[START OF RECORDS FOR THE EXERCISE]

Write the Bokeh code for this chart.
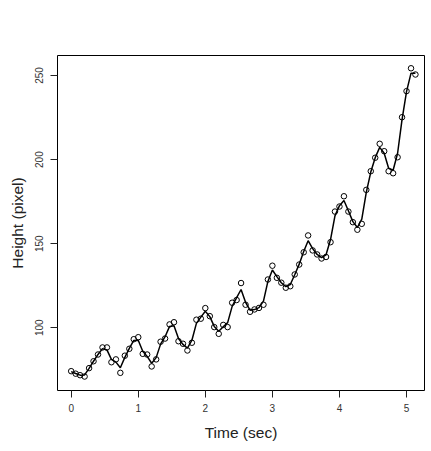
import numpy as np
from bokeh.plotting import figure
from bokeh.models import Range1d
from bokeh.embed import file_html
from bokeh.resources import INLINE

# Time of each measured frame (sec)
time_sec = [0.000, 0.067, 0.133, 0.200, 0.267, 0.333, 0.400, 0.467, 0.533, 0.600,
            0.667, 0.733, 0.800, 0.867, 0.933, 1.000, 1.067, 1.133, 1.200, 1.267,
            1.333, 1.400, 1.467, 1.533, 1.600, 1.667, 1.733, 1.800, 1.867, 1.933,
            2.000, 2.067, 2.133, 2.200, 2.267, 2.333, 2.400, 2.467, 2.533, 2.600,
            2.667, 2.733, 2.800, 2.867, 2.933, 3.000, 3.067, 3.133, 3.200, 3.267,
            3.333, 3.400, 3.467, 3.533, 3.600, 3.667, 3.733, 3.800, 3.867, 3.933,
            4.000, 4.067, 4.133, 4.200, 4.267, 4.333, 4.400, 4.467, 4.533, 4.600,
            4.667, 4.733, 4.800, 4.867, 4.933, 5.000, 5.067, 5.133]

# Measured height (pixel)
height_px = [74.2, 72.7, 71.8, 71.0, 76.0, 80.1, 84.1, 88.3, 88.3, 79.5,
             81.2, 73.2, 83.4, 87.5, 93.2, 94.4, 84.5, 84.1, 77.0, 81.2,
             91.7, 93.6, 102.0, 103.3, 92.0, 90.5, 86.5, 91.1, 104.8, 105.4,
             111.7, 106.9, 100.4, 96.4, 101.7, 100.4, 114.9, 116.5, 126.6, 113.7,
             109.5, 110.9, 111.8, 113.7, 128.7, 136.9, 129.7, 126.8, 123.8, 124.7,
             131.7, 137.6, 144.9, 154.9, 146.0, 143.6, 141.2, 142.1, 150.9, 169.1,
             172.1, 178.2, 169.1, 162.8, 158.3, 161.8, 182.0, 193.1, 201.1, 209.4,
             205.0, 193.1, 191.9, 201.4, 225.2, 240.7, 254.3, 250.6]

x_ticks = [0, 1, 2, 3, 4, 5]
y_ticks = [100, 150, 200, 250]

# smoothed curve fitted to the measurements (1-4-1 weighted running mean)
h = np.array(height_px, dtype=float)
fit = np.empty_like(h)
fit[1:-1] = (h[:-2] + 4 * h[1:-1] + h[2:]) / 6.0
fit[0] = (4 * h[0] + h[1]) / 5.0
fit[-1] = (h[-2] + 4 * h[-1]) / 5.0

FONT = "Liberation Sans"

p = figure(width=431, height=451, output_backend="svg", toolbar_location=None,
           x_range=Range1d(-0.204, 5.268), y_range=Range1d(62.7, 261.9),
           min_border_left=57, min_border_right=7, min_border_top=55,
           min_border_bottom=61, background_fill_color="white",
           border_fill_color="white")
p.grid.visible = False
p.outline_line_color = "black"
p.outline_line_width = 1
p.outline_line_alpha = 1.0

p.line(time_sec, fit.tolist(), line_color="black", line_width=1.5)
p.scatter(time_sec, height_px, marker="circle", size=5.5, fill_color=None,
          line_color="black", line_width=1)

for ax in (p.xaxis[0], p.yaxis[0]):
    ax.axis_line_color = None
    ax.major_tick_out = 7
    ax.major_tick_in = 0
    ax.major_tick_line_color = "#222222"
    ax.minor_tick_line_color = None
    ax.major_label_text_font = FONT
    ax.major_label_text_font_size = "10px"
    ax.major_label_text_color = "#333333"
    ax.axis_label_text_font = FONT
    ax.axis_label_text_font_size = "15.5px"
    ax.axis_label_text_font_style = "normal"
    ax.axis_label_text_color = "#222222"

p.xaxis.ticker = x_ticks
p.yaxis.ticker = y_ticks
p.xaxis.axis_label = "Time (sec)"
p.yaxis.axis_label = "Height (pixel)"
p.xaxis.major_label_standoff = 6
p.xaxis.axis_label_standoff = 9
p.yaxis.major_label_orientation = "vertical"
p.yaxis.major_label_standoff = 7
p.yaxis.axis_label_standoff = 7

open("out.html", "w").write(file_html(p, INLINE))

[END OF RECORDS FOR THE EXERCISE]
[START OF RECORDS FOR THE EXERCISE]

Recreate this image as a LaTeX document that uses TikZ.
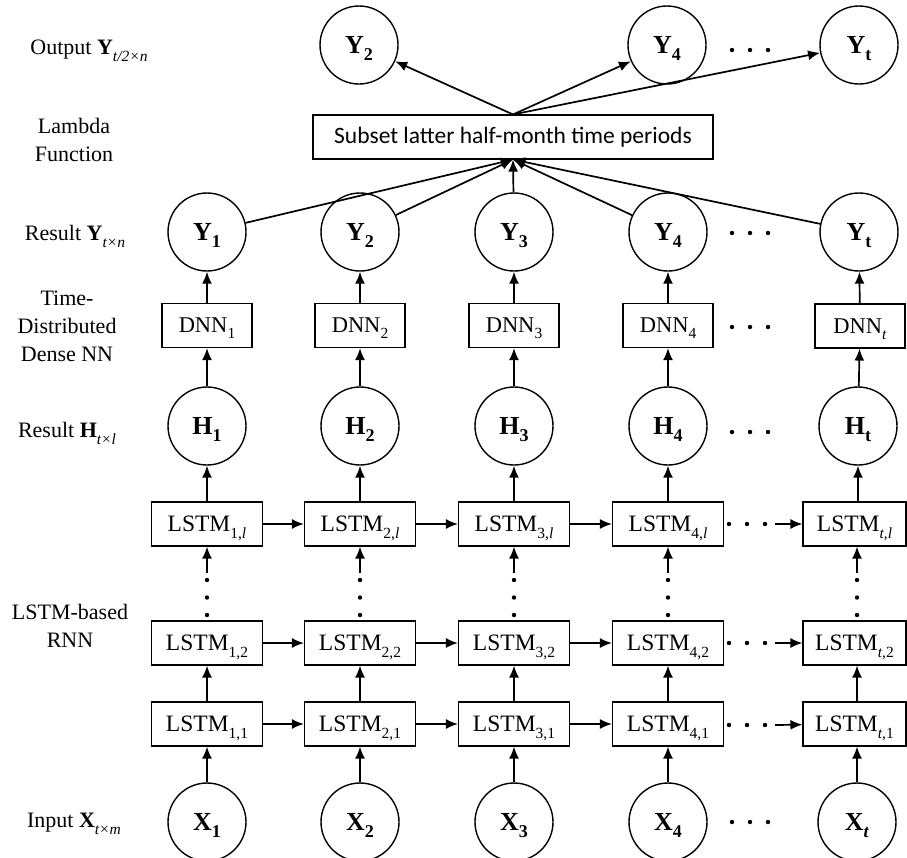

[END OF RECORDS FOR THE EXERCISE]
[START OF RECORDS FOR THE EXERCISE]

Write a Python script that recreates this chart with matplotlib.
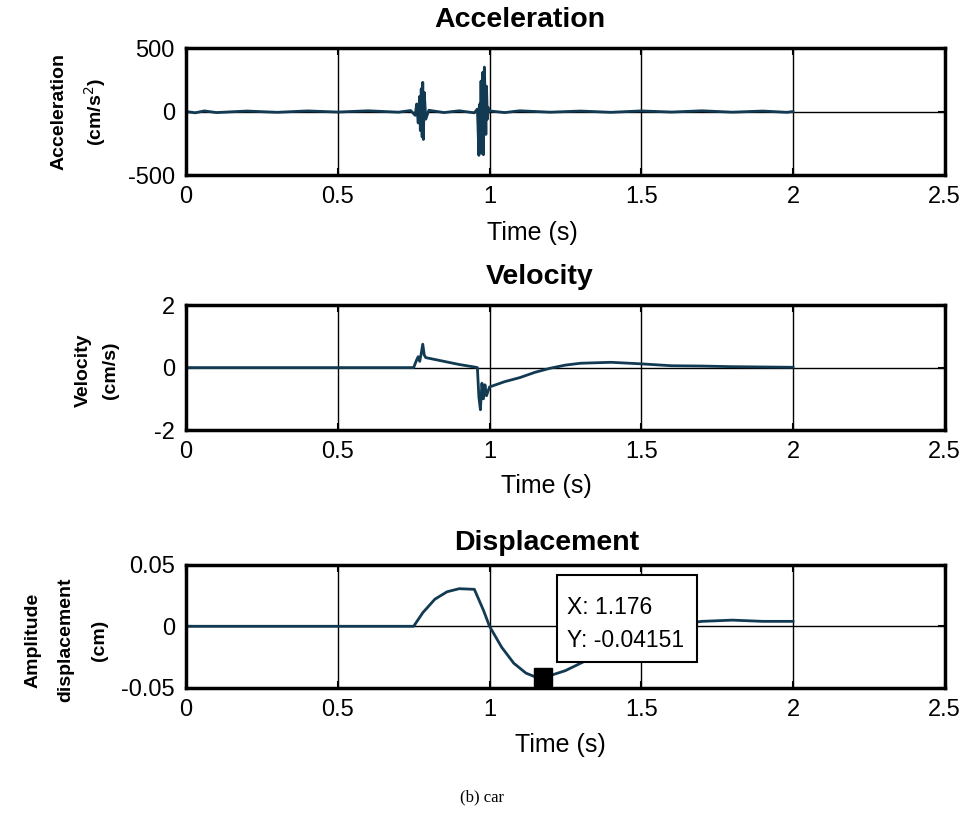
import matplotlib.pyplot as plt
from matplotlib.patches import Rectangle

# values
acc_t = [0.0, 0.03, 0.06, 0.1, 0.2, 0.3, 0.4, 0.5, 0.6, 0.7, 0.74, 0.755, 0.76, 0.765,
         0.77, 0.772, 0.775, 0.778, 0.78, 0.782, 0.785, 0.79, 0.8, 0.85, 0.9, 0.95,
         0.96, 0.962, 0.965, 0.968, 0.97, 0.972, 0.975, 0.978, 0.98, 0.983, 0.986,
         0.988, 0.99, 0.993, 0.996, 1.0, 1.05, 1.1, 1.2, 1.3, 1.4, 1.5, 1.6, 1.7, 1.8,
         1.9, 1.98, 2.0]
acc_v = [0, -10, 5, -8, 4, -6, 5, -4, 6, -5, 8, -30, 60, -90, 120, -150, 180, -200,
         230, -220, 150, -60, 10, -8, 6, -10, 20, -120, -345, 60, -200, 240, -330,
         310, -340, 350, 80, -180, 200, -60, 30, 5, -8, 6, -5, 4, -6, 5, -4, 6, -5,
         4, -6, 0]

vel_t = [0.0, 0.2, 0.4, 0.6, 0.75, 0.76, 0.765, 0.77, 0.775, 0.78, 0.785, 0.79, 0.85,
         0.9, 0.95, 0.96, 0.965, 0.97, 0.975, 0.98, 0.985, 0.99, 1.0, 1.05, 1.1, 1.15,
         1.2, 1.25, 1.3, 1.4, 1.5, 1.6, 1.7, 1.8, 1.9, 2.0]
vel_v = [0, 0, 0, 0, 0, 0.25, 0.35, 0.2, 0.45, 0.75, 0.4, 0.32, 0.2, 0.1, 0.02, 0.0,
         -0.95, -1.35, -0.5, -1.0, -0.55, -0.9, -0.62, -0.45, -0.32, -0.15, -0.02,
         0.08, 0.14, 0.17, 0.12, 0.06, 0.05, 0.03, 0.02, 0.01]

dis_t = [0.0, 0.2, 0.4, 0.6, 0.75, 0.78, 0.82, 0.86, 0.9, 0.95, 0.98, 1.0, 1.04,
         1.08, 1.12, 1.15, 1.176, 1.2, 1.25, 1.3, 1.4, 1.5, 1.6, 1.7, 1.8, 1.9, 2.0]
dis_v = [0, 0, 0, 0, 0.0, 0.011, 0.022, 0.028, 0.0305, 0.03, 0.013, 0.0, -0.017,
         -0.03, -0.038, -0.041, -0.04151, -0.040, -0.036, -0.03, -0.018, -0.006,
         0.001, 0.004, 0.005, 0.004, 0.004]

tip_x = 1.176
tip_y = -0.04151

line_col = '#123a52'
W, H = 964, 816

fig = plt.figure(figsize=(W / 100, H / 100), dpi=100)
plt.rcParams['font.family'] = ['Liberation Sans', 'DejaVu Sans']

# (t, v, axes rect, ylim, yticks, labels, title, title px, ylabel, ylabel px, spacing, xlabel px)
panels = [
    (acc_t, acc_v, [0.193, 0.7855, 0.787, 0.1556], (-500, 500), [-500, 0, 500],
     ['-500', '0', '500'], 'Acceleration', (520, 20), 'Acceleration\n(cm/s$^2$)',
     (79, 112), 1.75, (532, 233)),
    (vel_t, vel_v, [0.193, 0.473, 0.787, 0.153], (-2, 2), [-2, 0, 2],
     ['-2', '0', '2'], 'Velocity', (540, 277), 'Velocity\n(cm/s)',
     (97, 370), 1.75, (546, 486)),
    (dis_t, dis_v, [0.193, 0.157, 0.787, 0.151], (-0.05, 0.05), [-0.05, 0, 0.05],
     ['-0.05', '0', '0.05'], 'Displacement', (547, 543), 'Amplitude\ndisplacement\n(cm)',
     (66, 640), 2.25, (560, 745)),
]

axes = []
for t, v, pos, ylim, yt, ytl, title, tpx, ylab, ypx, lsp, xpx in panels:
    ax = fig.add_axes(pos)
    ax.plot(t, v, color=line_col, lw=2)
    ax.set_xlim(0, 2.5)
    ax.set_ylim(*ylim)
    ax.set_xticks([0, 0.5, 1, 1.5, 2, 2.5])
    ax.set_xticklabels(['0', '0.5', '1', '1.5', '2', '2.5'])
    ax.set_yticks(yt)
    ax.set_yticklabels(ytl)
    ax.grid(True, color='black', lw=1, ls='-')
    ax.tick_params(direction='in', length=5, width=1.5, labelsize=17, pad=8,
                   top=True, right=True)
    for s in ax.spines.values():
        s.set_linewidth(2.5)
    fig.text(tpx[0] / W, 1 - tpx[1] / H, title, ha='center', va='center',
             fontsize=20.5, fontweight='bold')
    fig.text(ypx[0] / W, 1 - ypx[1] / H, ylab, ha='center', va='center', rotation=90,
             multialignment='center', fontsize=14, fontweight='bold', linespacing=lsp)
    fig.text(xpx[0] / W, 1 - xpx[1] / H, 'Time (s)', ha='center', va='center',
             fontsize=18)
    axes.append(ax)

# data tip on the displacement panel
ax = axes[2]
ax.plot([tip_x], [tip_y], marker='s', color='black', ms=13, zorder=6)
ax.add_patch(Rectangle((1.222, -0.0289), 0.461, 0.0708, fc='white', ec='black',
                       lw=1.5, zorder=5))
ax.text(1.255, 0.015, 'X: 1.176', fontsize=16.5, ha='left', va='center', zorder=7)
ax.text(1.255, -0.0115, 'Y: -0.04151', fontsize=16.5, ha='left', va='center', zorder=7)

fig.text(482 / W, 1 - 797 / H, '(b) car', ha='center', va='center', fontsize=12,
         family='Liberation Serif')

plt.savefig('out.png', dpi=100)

[END OF RECORDS FOR THE EXERCISE]

Print exactly what appears from the line holding "Write the Bokeh code for this chart." down to the line holding "y_ticks = [100, 150, 200, 250]", both ends kept, leaving out the pictures.

## OUTPUT BELOW
Write the Bokeh code for this chart.
import numpy as np
from bokeh.plotting import figure
from bokeh.models import Range1d
from bokeh.embed import file_html
from bokeh.resources import INLINE

# Time of each measured frame (sec)
time_sec = [0.000, 0.067, 0.133, 0.200, 0.267, 0.333, 0.400, 0.467, 0.533, 0.600,
            0.667, 0.733, 0.800, 0.867, 0.933, 1.000, 1.067, 1.133, 1.200, 1.267,
            1.333, 1.400, 1.467, 1.533, 1.600, 1.667, 1.733, 1.800, 1.867, 1.933,
            2.000, 2.067, 2.133, 2.200, 2.267, 2.333, 2.400, 2.467, 2.533, 2.600,
            2.667, 2.733, 2.800, 2.867, 2.933, 3.000, 3.067, 3.133, 3.200, 3.267,
            3.333, 3.400, 3.467, 3.533, 3.600, 3.667, 3.733, 3.800, 3.867, 3.933,
            4.000, 4.067, 4.133, 4.200, 4.267, 4.333, 4.400, 4.467, 4.533, 4.600,
            4.667, 4.733, 4.800, 4.867, 4.933, 5.000, 5.067, 5.133]

# Measured height (pixel)
height_px = [74.2, 72.7, 71.8, 71.0, 76.0, 80.1, 84.1, 88.3, 88.3, 79.5,
             81.2, 73.2, 83.4, 87.5, 93.2, 94.4, 84.5, 84.1, 77.0, 81.2,
             91.7, 93.6, 102.0, 103.3, 92.0, 90.5, 86.5, 91.1, 104.8, 105.4,
             111.7, 106.9, 100.4, 96.4, 101.7, 100.4, 114.9, 116.5, 126.6, 113.7,
             109.5, 110.9, 111.8, 113.7, 128.7, 136.9, 129.7, 126.8, 123.8, 124.7,
             131.7, 137.6, 144.9, 154.9, 146.0, 143.6, 141.2, 142.1, 150.9, 169.1,
             172.1, 178.2, 169.1, 162.8, 158.3, 161.8, 182.0, 193.1, 201.1, 209.4,
             205.0, 193.1, 191.9, 201.4, 225.2, 240.7, 254.3, 250.6]

x_ticks = [0, 1, 2, 3, 4, 5]
y_ticks = [100, 150, 200, 250]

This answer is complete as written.